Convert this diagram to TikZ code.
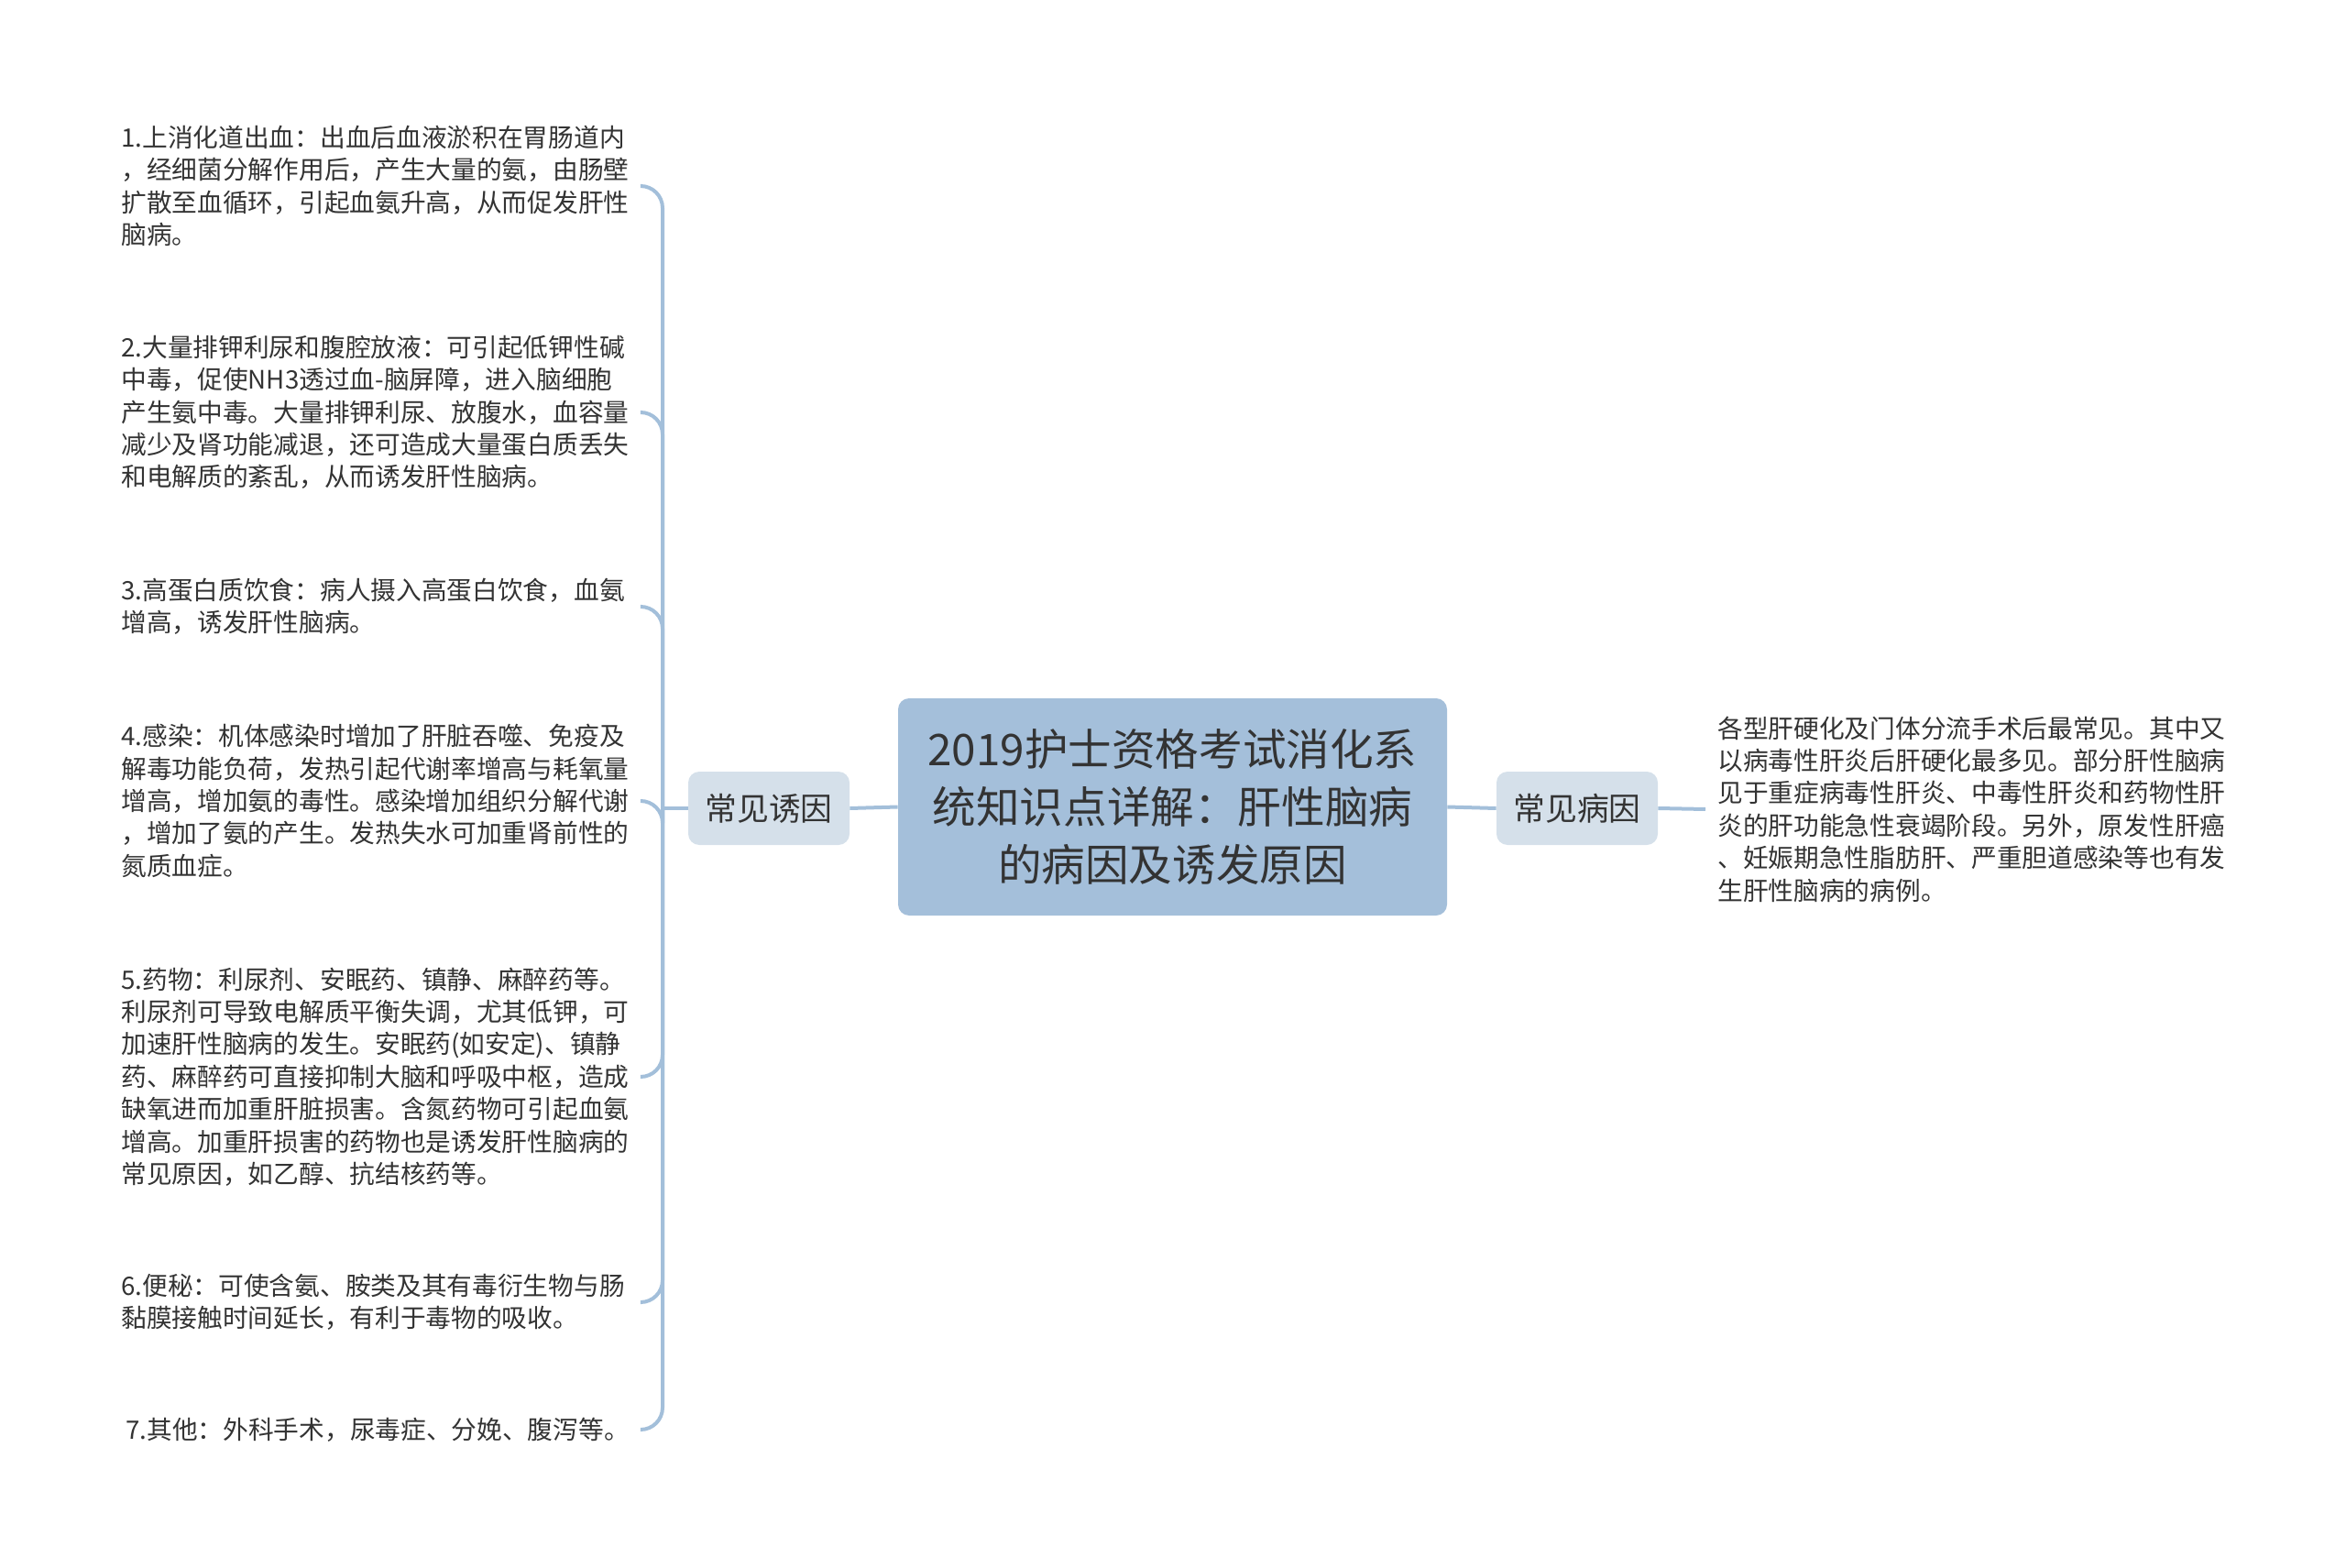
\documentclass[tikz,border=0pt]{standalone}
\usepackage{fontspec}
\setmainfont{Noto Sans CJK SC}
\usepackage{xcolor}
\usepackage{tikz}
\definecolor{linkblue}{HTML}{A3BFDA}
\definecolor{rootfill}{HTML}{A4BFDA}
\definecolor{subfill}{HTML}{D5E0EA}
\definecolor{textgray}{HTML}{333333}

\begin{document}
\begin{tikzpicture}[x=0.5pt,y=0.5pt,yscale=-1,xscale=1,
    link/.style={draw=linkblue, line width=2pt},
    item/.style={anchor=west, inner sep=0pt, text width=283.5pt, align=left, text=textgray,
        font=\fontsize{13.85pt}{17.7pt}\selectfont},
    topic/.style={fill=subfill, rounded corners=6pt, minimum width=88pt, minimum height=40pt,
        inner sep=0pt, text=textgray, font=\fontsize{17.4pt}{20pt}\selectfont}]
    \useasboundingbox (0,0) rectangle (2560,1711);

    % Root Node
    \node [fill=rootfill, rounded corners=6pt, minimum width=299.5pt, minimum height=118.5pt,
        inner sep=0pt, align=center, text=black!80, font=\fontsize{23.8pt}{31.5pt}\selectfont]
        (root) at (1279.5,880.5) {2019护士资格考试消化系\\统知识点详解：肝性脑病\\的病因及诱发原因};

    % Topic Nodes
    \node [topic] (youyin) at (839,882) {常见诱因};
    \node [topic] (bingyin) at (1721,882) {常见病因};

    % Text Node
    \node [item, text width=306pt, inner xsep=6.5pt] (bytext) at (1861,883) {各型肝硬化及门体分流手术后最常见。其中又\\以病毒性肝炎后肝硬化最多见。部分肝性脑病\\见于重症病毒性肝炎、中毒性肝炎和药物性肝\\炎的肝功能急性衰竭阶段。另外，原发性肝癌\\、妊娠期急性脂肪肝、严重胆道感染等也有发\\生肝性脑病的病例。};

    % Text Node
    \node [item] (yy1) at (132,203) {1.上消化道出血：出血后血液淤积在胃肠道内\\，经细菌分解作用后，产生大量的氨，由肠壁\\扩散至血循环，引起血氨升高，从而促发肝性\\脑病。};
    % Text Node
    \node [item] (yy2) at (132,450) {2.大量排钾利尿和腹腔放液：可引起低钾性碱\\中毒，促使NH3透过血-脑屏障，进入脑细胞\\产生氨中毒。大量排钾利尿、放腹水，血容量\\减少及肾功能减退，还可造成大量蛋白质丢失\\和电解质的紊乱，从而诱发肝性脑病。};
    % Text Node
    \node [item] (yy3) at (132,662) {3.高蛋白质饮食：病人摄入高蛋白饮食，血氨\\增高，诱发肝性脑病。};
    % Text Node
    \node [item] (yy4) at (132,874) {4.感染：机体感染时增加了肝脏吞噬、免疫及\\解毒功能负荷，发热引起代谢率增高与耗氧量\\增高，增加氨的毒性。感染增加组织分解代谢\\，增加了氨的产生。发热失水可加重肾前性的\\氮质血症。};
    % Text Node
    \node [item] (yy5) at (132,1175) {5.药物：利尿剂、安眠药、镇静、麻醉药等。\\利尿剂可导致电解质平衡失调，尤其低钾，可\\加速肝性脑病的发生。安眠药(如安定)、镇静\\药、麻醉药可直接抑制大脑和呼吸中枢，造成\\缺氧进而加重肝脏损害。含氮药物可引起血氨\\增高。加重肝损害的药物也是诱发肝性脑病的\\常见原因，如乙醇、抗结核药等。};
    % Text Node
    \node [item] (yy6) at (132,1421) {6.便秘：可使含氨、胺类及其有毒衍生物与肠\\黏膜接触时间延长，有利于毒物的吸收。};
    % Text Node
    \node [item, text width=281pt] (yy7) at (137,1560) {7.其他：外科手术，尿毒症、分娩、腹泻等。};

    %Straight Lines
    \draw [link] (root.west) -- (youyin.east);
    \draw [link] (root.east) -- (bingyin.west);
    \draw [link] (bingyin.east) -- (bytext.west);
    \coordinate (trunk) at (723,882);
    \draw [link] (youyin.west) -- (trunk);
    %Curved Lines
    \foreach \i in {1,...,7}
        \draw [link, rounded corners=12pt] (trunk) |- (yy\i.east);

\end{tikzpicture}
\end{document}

━━━━━━

Exercise: Go through the material above and print all of it exactly, except the pictures.

Task solution:
Convert this diagram to TikZ code.
\documentclass[tikz,border=0pt]{standalone}
\usepackage{fontspec}
\setmainfont{Noto Sans CJK SC}
\usepackage{xcolor}
\usepackage{tikz}
\definecolor{linkblue}{HTML}{A3BFDA}
\definecolor{rootfill}{HTML}{A4BFDA}
\definecolor{subfill}{HTML}{D5E0EA}
\definecolor{textgray}{HTML}{333333}

\begin{document}
\begin{tikzpicture}[x=0.5pt,y=0.5pt,yscale=-1,xscale=1,
    link/.style={draw=linkblue, line width=2pt},
    item/.style={anchor=west, inner sep=0pt, text width=283.5pt, align=left, text=textgray,
        font=\fontsize{13.85pt}{17.7pt}\selectfont},
    topic/.style={fill=subfill, rounded corners=6pt, minimum width=88pt, minimum height=40pt,
        inner sep=0pt, text=textgray, font=\fontsize{17.4pt}{20pt}\selectfont}]
    \useasboundingbox (0,0) rectangle (2560,1711);

    % Root Node
    \node [fill=rootfill, rounded corners=6pt, minimum width=299.5pt, minimum height=118.5pt,
        inner sep=0pt, align=center, text=black!80, font=\fontsize{23.8pt}{31.5pt}\selectfont]
        (root) at (1279.5,880.5) {2019护士资格考试消化系\\统知识点详解：肝性脑病\\的病因及诱发原因};

    % Topic Nodes
    \node [topic] (youyin) at (839,882) {常见诱因};
    \node [topic] (bingyin) at (1721,882) {常见病因};

    % Text Node
    \node [item, text width=306pt, inner xsep=6.5pt] (bytext) at (1861,883) {各型肝硬化及门体分流手术后最常见。其中又\\以病毒性肝炎后肝硬化最多见。部分肝性脑病\\见于重症病毒性肝炎、中毒性肝炎和药物性肝\\炎的肝功能急性衰竭阶段。另外，原发性肝癌\\、妊娠期急性脂肪肝、严重胆道感染等也有发\\生肝性脑病的病例。};

    % Text Node
    \node [item] (yy1) at (132,203) {1.上消化道出血：出血后血液淤积在胃肠道内\\，经细菌分解作用后，产生大量的氨，由肠壁\\扩散至血循环，引起血氨升高，从而促发肝性\\脑病。};
    % Text Node
    \node [item] (yy2) at (132,450) {2.大量排钾利尿和腹腔放液：可引起低钾性碱\\中毒，促使NH3透过血-脑屏障，进入脑细胞\\产生氨中毒。大量排钾利尿、放腹水，血容量\\减少及肾功能减退，还可造成大量蛋白质丢失\\和电解质的紊乱，从而诱发肝性脑病。};
    % Text Node
    \node [item] (yy3) at (132,662) {3.高蛋白质饮食：病人摄入高蛋白饮食，血氨\\增高，诱发肝性脑病。};
    % Text Node
    \node [item] (yy4) at (132,874) {4.感染：机体感染时增加了肝脏吞噬、免疫及\\解毒功能负荷，发热引起代谢率增高与耗氧量\\增高，增加氨的毒性。感染增加组织分解代谢\\，增加了氨的产生。发热失水可加重肾前性的\\氮质血症。};
    % Text Node
    \node [item] (yy5) at (132,1175) {5.药物：利尿剂、安眠药、镇静、麻醉药等。\\利尿剂可导致电解质平衡失调，尤其低钾，可\\加速肝性脑病的发生。安眠药(如安定)、镇静\\药、麻醉药可直接抑制大脑和呼吸中枢，造成\\缺氧进而加重肝脏损害。含氮药物可引起血氨\\增高。加重肝损害的药物也是诱发肝性脑病的\\常见原因，如乙醇、抗结核药等。};
    % Text Node
    \node [item] (yy6) at (132,1421) {6.便秘：可使含氨、胺类及其有毒衍生物与肠\\黏膜接触时间延长，有利于毒物的吸收。};
    % Text Node
    \node [item, text width=281pt] (yy7) at (137,1560) {7.其他：外科手术，尿毒症、分娩、腹泻等。};

    %Straight Lines
    \draw [link] (root.west) -- (youyin.east);
    \draw [link] (root.east) -- (bingyin.west);
    \draw [link] (bingyin.east) -- (bytext.west);
    \coordinate (trunk) at (723,882);
    \draw [link] (youyin.west) -- (trunk);
    %Curved Lines
    \foreach \i in {1,...,7}
        \draw [link, rounded corners=12pt] (trunk) |- (yy\i.east);

\end{tikzpicture}
\end{document}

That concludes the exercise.